中南海の波高く「ポスト胡錦濤」に異変あり

執筆者:藤田洋毅2010年4月号

「響きのいいスローガンばかり。何か矛盾を解決したか、改善したか? 何もできなかったではないか!」
 建国元勲の近親者で、すでに第二線に退いた老幹部が問いかけた。相手は、胡錦濤総書記・国家主席を支える最大の政治基盤、「団派(共産主義青年団出身者グループ)」と目される党中央の有力中堅幹部。たじろぎつつも「国家改造の決意が揺らいだことはありません」と応じた。議論が熱を帯びるのも当然。

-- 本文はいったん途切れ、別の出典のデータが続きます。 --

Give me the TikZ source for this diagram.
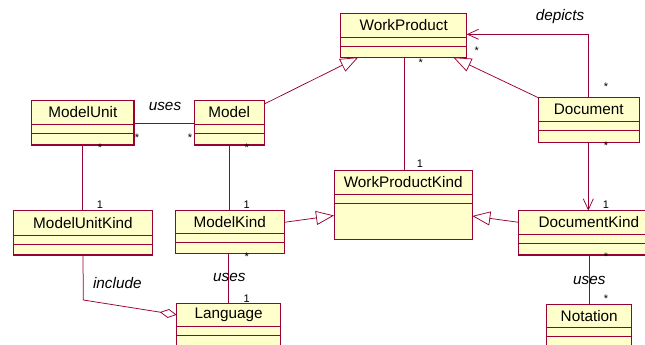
\documentclass[tikz,border=0pt]{standalone}
\usepackage{fontspec}
\setmainfont{Liberation Sans}
\usetikzlibrary{arrows.meta}
\definecolor{umlline}{HTML}{990033}
\definecolor{umlfill}{HTML}{FFFFCC}
\tikzset{
  clsbox/.style={draw=umlline, fill=umlfill, line width=0.9pt, inner sep=0pt, outer sep=0pt},
  clsdiv/.style={draw=umlline, line width=0.8pt},
  clsedge/.style={draw=umlline, line width=1.3pt},
  clstext/.style={font=\fontsize{15.3}{18}\selectfont, text=black, inner sep=0pt},
  assoc/.style={draw=umlline, line width=0.75pt},
  gen/.style={assoc, -{Triangle[open, length=18pt, width=14pt]}},
  navi/.style={assoc, -{Straight Barb[length=11pt, width=10pt]}},
  aggr/.style={assoc, -{Diamond[open, length=17pt, width=9pt]}},
  rolelab/.style={font=\fontsize{15.3}{18}\selectfont\itshape, text=black, inner sep=0pt},
  mult/.style={font=\fontsize{11}{13}\selectfont, text=black, inner sep=0pt}
}
\newcommand\umlcls[8]{%
  \node[clsbox, anchor=north west, minimum width={#4-#2}, minimum height={#5-#3}] (#1) at (#2,#3) {};
  \draw[clsdiv] (#1.west |- 0,#6) -- (#1.east |- 0,#6) (#1.west |- 0,#7) -- (#1.east |- 0,#7);
  \draw[clsedge] (#1.north east) -- (#1.south east) -- (#1.south west);
  \node[clstext] (#1-name) at ({(#2+#4)/2},{(#3+#6)/2}) {#8};
}
\begin{document}
\begin{tikzpicture}[x=1pt, y=-1pt]
\useasboundingbox (0,0) rectangle (645,345);
\clip (0,0) rectangle (645,345);
\fill[white] (0,0) rectangle (645,345);

% classes
\umlcls{wp}{340.7}{13.3}{466.7}{57.3}{37.3}{46.7}{WorkProduct}
\umlcls{mu}{31.7}{100.7}{134}{145}{124.3}{133.3}{ModelUnit}
\umlcls{m}{194}{100.7}{264.3}{145}{124.3}{133.3}{Model}
\umlcls{doc}{538.3}{97.7}{639.3}{142.3}{121.7}{130.7}{Document}
\umlcls{wpk}{334}{170.7}{472.3}{239.3}{194.3}{203.3}{WorkProductKind}
\umlcls{muk}{13.3}{210.7}{152.7}{255}{235}{244}{ModelUnitKind}
\umlcls{mk}{175}{210}{284.3}{253.3}{233.3}{242.3}{ModelKind}
\umlcls{dk}{518.7}{210.7}{659}{255}{234.3}{243.3}{DocumentKind}
\umlcls{lang}{176.7}{303.3}{280.7}{356}{326.7}{335.7}{Language}
\umlcls{nt}{546.7}{304.3}{631.7}{356}{327.7}{336.7}{Notation}

% ModelUnit -- Model (uses)
\draw[assoc] (mu.east |- 0,123.3) -- (m.west |- 0,123.3);
\node[rolelab] (l-uses1) at (165,106) {uses};
\node[mult] (mu-m1) at (137,138) {*};
\node[mult] (mu-m2) at (190,138) {*};

% ModelUnit -- ModelUnitKind
\draw[assoc] (mu.south -| 82.7,0) -- (muk.north -| 82.7,0);
\node[mult] (mu-s) at (100,148) {*};
\node[mult] (muk-1) at (100,205) {1};

% Model -- ModelKind
\draw[assoc] (m.south) -- (mk.north -| m.south);
\node[mult] (m-s) at (246.7,148) {*};
\node[mult] (mk-1) at (246.7,204.3) {1};

% ModelKind -- Language (uses)
\draw[assoc] (mk.south -| lang.north) -- (lang.north);
\node[mult] (mk-s) at (246.7,257) {*};
\node[rolelab] (l-uses2) at (229.3,277) {uses};
\node[mult] (lang-1) at (246.7,298.3) {1};

% ModelUnitKind -- Language (include, aggregation)
\coordinate (incbend) at (83.3,300);
\draw[aggr] (muk.south) -- (incbend) -- (lang.west |- 0,314.8);
\node[rolelab] (l-include) at (117.3,283) {include};

% generalizations
\draw[gen] (m.east |- 0,104) -- (wp.south -| 358.3,0);
\draw[gen] (doc.north west) -- (wp.south -| 453.3,0);
\draw[gen] (mk.east |- 0,222.3) -- (wpk.west |- 0,215.5);
\draw[gen] (dk.west |- 0,222.3) -- (wpk.east |- 0,216);

% WorkProduct -- WorkProductKind
\draw[assoc] (wp.south -| 404,0) -- (wpk.north -| 404,0);
\node[mult] (wp-s) at (420.7,63) {*};
\node[mult] (wpk-1) at (420,163.3) {1};

% depicts
\coordinate (depbend) at (588.3,34.3);
\draw[navi] (doc.north -| 588.3,0) -- (depbend) -- (wp.east |- depbend);
\node[rolelab] (l-depicts) at (560,17) {depicts};
\node[mult] (wp-e) at (476.7,50.5) {*};
\node[mult] (doc-n) at (606,86.5) {*};

% Document -- DocumentKind
\draw[navi] (doc.south -| 588.3,0) -- (dk.north -| 588.3,0);
\node[mult] (doc-s) at (606,145.5) {*};
\node[mult] (dk-1) at (606,204.3) {1};

% DocumentKind -- Notation (uses)
\draw[assoc] (dk.south -| 589.3,0) -- (nt.north -| 589.3,0);
\node[mult] (dk-s) at (606,257) {*};
\node[rolelab] (l-uses3) at (589.3,280) {uses};
\node[mult] (nt-s) at (606,299) {*};
\end{tikzpicture}
\end{document}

二〇一二年秋に予定されるポスト胡を決める第十八回中国共産党大会へ向け、権力中枢で火花が散っているのだ。
 隠然たる影響力を保つ江沢民前総書記の率いる「上海閥」は、〇七年秋の十七回党大会を機に、高官子弟グループである「太子党」の代表として習近平現国家副主席(五六)を担ぎ、ポスト胡の最有力候補となした。一時、独自の基盤づくりに走った習と、それに不満を抱いた江との間に隙間風が吹いたこともあったが、共倒れを恐れた習は素早く軌道修正、上海閥・太子党連合を立て直し、団派とつばぜり合いを演じている。
 自身も「太子党の一員」だと認める老幹部は、まくし立てた。「庶民は強制撤去で家を追われるか、不動産高騰でもはや手が届かない。住む家もなくて、何が和諧(調和)社会か! 腐敗は拡大深刻化するばかりで、人民は怒りを溜め、それを爆発させたら群体性(集団騒乱)事件と呼ばれて弾圧される」と胡を痛罵、返す刀で農民や障害者など弱者への親近感を隠さない温家宝首相も俎上に載せた。「パフォーマンスばかりの首相に舵取りを任せてよいのか。四川大地震の際に軍を批判したため、その後は軍営に一歩も足を踏み込めない。こんな首相、過去にはいなかった」。
 老幹部の憤懣は収まらない。
 胡が党中央軍事委員会主席に就き名実ともにトップとなった〇四年秋から「論議が本格化した地方制度の改革は、どうなった」。複数の省・自治区・直轄市を統合する大行政区を設け、いよいよ実質的な連邦制に踏み込むと一時は内部で話題になったものだ。中堅幹部は言う。「地方制度改革は議論しています。ただ、大行政区制とは逆の方向に進むでしょう」。全部で三十一ある省・自治区・直轄市という一級行政区を「五十前後に増やす案が煮詰まっている」と。
 たとえば河北省。首都の北京と直轄市の天津を包むように東西南北に広がるが、省内の各地域は川や山脈に遮られ、人々の気質や風土も異なる。そもそも一体性のない地域を束ねて省にした典型だ。その北東部の都市の秦皇島や唐山などを遼寧省に編入するか、または渤海経済圏の振興を狙い特別区を新設する案が出ている。ほかの地区も天津や河南省へ編入し、河北省は解体するというわけだ。四川盆地を基盤とする四川省以外、どの省も「地理的な一体性を重視すれば、現在の体制は合理性に乏しい」とし、経済や社会の実情に則して区割りし直すという。